Balcas Ltd has recently started production of one of Europe’s fastest growing renewable energy sources called ‘brites’ – the bio fuel pellet. By converting the by-products generated by the company’s timber processing activities, namely sawdust and wood chippings, into wood fuel pellets Balcas Ltd has been able to create a greener energy source with significant exporting potential.
The project is the first of its kind in the UK in terms of scale and it is estimated that the company will generate enough energy to meet all of the company’s electricity needs and potentially meet the energy requirements of over 10,000 Northern Ireland homes. The new wood fuel pellet production facility will be capable of producing approximately 50,000 tonnes of fuel pellets annually.
The plant’s self-sufficient electricity supply will also minimise its environmental impact and it is hoped that through future expansion of the facility the plant will become an economic outlet for wood waste residues.
The new production facility based in Enniskillen will potentially create ten new jobs whilst safeguarding the existing 220 manufacturing workforce based at the site.
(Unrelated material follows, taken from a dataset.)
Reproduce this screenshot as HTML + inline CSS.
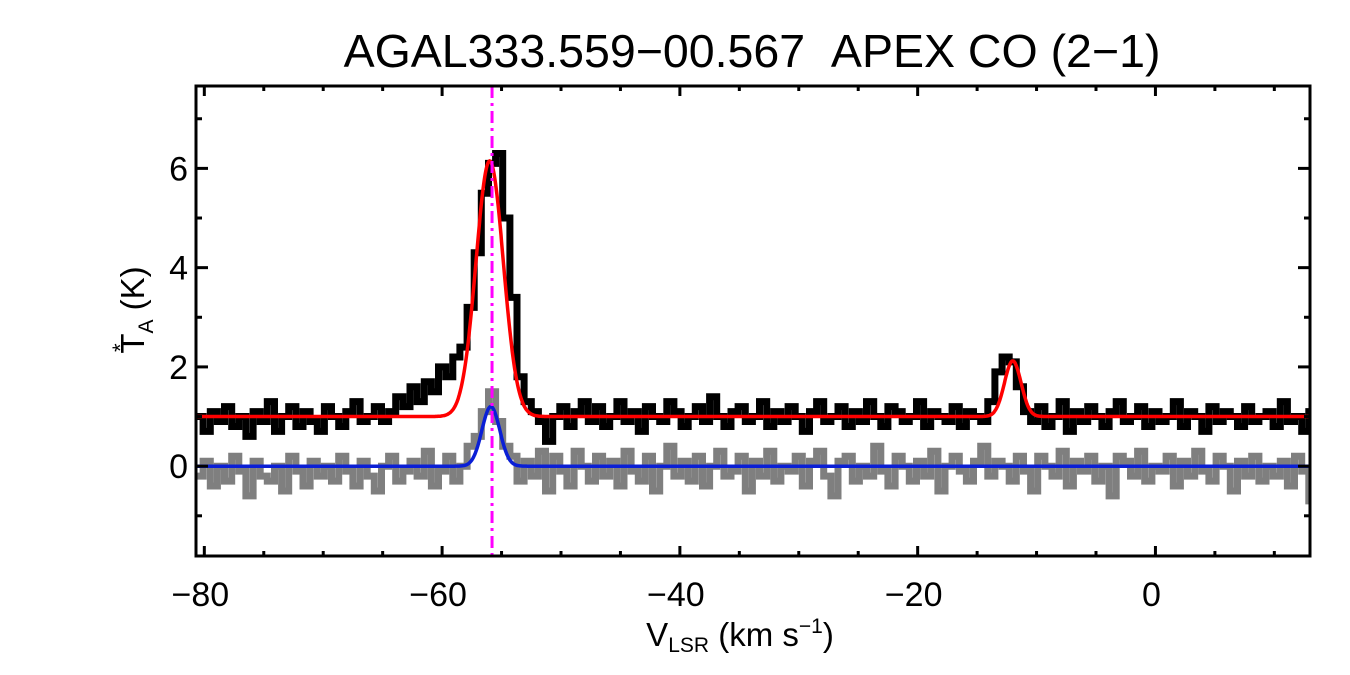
<!DOCTYPE html>
<html><head><meta charset="utf-8"><style>
html,body{margin:0;padding:0;background:#fff;}
svg{display:block;font-family:"Liberation Sans",Arial,sans-serif;}
</style></head><body>
<svg id="chart" width="1350" height="675" viewBox="0 0 1350 675">
<text x="752" y="67" font-size="46.5" text-anchor="middle">AGAL333.559−00.567&#160;&#160;APEX CO (2−1)</text>
<g id="plot"></g>
<text x="740" y="646" font-size="33" text-anchor="middle">V<tspan font-size="21" dy="6">LSR</tspan><tspan dy="-6"> (km s</tspan><tspan font-size="21" dy="-13">−1</tspan><tspan dy="13">)</tspan></text>
<g transform="translate(144,310) rotate(-90)">
<text x="0" y="0" font-size="33" text-anchor="middle">T<tspan font-size="21" dy="9">A</tspan><tspan dy="-9"> (K)</tspan></text>
<text x="-42" y="-16" font-size="22">*</text>
</g>
</svg>
<script>
const channelStart = -80.4;
const channelWidth = 0.6;
const spectrumBlack = [1.0,0.7,1.1,0.9,1.2,0.8,1.0,0.6,1.1,0.9,1.3,0.7,1.0,1.2,0.8,1.1,0.9,0.7,1.2,1.0,0.8,1.1,1.3,0.9,1.0,1.2,0.9,
1.1,1.4,1.2,1.6,1.3,1.7,1.5,2.0,1.8,2.2,2.4,
3.2,4.3,5.5,6.1,6.3,5.0,3.4,1.8,1.3,1.1,
0.9,0.5,1.0,1.2,0.8,1.1,1.3,0.9,1.2,0.8,1.0,1.3,0.9,1.1,0.7,1.2,1.0,0.9,1.3,1.1,0.8,1.0,1.2,0.9,1.4,1.0,0.8,1.1,1.2,0.9,1.0,1.3,0.8,1.1,0.9,1.2,1.0,0.7,1.1,1.3,0.9,1.0,1.2,0.8,1.1,0.9,1.3,1.0,0.8,1.2,1.1,0.9,1.0,1.3,0.8,1.1,1.0,0.9,1.2,0.8,1.1,1.0,0.9,
1.3,1.9,2.2,2.1,1.6,1.1,
0.9,1.2,0.8,1.0,1.3,0.7,1.1,0.9,1.2,1.0,0.8,1.1,1.3,0.9,1.0,1.2,0.8,1.1,0.9,1.0,1.3,0.8,1.1,1.0,0.7,1.2,0.9,1.1,1.0,0.8,1.2,0.9,1.0,1.1,0.8,1.3,0.9,1.0,0.7,1.1];
const spectrumGrey = [-0.2,0.1,-0.4,0.0,-0.3,0.2,-0.1,-0.6,0.1,-0.2,
-0.3,0.0,-0.5,0.2,-0.1,-0.4,0.1,-0.2,0.0,-0.3,
0.2,-0.1,-0.4,0.1,-0.2,-0.5,0.0,0.2,-0.3,-0.1,
0.1,-0.2,0.3,-0.4,-0.1,0.2,-0.3,0.0,0.4,0.6,
1.1,1.5,0.9,0.4,0.2,-0.3,0.1,-0.2,0.3,-0.5,
0.2,-0.1,-0.4,0.3,0.0,-0.3,0.2,-0.2,0.1,-0.4,
0.3,-0.1,-0.3,0.2,-0.5,0.0,0.4,-0.2,0.1,-0.3,
0.2,-0.4,0.0,0.3,-0.2,-0.1,0.2,-0.5,0.1,-0.2,
0.3,-0.3,0.0,-0.1,0.2,-0.4,0.1,0.3,-0.2,-0.6,
0.1,0.2,-0.3,0.0,-0.2,0.4,-0.1,-0.4,0.2,0.0,
-0.3,0.1,-0.2,0.3,-0.5,0.0,0.2,-0.1,-0.3,0.1,
0.4,-0.2,0.1,0.0,-0.3,0.2,-0.1,-0.5,0.2,0.0,
-0.2,0.3,-0.4,0.1,-0.1,0.2,-0.3,0.0,-0.6,0.2,
0.1,-0.2,0.3,-0.3,0.0,-0.1,0.2,-0.4,0.1,-0.2,
0.3,-0.1,-0.3,0.2,0.0,-0.5,0.1,-0.2,0.2,-0.3,
0.0,-0.2,0.1,-0.4,0.2,-0.1,-0.7];
const redBaseline = 1.0;
const redAmps = [5.15, 1.12];
const redCenters = [-56.0, -12.0];
const redSigmas = [1.15, 0.7];
const blueBaseline = 0.0;
const blueAmps = [1.2];
const blueCenters = [-55.9];
const blueSigmas = [0.75];
const markerVelocity = -55.8;
const xTicks = [-80,-60,-40,-20,0];
const xTickLabels = ["−80","−60","−40","−20","0"];
const yTicks = [0,2,4,6];
const yTickLabels = ["0","2","4","6"];

const X0=196,X1=1310,Y0=86,Y1=556;
const xMin=-80.7,xMax=13.0,yMin=-1.81,yMax=7.66;
const sx=v=>X0+(v-xMin)/(xMax-xMin)*(X1-X0);
const sy=t=>Y1-(t-yMin)/(yMax-yMin)*(Y1-Y0);
const NS="http://www.w3.org/2000/svg";
const plot=document.getElementById('plot');
function mk(tag,attrs,parent){const e=document.createElementNS(NS,tag);for(const k in attrs)e.setAttribute(k,attrs[k]);(parent||plot).appendChild(e);return e;}
const defs=mk('defs',{});
const cp=mk('clipPath',{id:'clip'},defs);mk('rect',{x:X0,y:Y0,width:X1-X0,height:Y1-Y0},cp);
const g=mk('g',{'clip-path':'url(#clip)'});
function stepPath(arr){let d='';arr.forEach((t,i)=>{const a=sx(channelStart+(i-0.5)*channelWidth),b=sx(channelStart+(i+0.5)*channelWidth),y=sy(t);d+=(i?'L':'M')+a.toFixed(1)+' '+y.toFixed(1)+'L'+b.toFixed(1)+' '+y.toFixed(1);});return d;}
function gaussPath(base,A,C,S){let d='';for(let v=xMin;v<=xMax;v+=0.05){let t=base;for(let k=0;k<A.length;k++)t+=A[k]*Math.exp(-0.5*Math.pow((v-C[k])/S[k],2));d+=(d?'L':'M')+sx(v).toFixed(1)+' '+sy(t).toFixed(1);}return d;}
const grey=mk('path',{d:stepPath(spectrumGrey),fill:'none',stroke:'#7f7f7f','stroke-width':7,'stroke-linejoin':'miter'},g);


const black=mk('path',{d:stepPath(spectrumBlack),fill:'none',stroke:'#000','stroke-width':7,'stroke-linejoin':'miter'},g);


const blue=mk('path',{d:gaussPath(blueBaseline,blueAmps,blueCenters,blueSigmas),fill:'none',stroke:'#0a1fd6','stroke-width':3.5},g);


const red=mk('path',{d:gaussPath(redBaseline,redAmps,redCenters,redSigmas),fill:'none',stroke:'#f00','stroke-width':3.5},g);


const mline=mk('line',{x1:sx(markerVelocity),x2:sx(markerVelocity),y1:Y0,y2:Y1,stroke:'#f0f','stroke-width':3,'stroke-dasharray':'12 5 3 5'},g);


const frame=mk('rect',{x:X0,y:Y0,width:X1-X0,height:Y1-Y0,fill:'none',stroke:'#000','stroke-width':3});


xTicks.forEach((v,i)=>{const x=sx(v);
mk('line',{x1:x,x2:x,y1:Y1,y2:Y1-10,stroke:'#000','stroke-width':3});
mk('line',{x1:x,x2:x,y1:Y0,y2:Y0+10,stroke:'#000','stroke-width':3});
const t=mk('text',{x:x-4,y:606,'font-size':34,'text-anchor':'middle'});t.textContent=xTickLabels[i];

});
for(let v=-80;v<=13;v+=5){if(v%20===0)continue;const x=sx(v);
mk('line',{x1:x,x2:x,y1:Y1,y2:Y1-5,stroke:'#000','stroke-width':3});
mk('line',{x1:x,x2:x,y1:Y0,y2:Y0+5,stroke:'#000','stroke-width':3});}
yTicks.forEach((v,i)=>{const y=sy(v);
mk('line',{x1:X0,x2:X0+12,y1:y,y2:y,stroke:'#000','stroke-width':3});
mk('line',{x1:X1,x2:X1-12,y1:y,y2:y,stroke:'#000','stroke-width':3});
const t=mk('text',{x:188,y:y+12,'font-size':34,'text-anchor':'end'});t.textContent=yTickLabels[i];

});
for(let v=-1;v<=7;v+=2){const y=sy(v);
mk('line',{x1:X0,x2:X0+6,y1:y,y2:y,stroke:'#000','stroke-width':3});
mk('line',{x1:X1,x2:X1-6,y1:y,y2:y,stroke:'#000','stroke-width':3});}
</script>
</body></html>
Ernest Kidney, managing director of Balcas Ltd commented:
“This facility will introduce a new technology and fuel source to Northern Ireland, providing secure manufacturing employment opportunities in the local area and added security for the forestry sector.
“I also firmly believe that bio fuel pellets have the potential to deliver the energy needs of every home in Northern Ireland,” he continued.
The production of the bio fuel pellets or ‘brites’ is set to create a profitable new revenue stream for the company, ensuring its continued success and enhancing its ability to win new business in export markets.
Leslie Ross, managing director of Business International in Invest Northern Ireland commented:
“By supporting this renewable energy project we are helping a significant local employer to diversify into new and more profitable export markets, enhance their competitiveness and minimise their environmental impact.”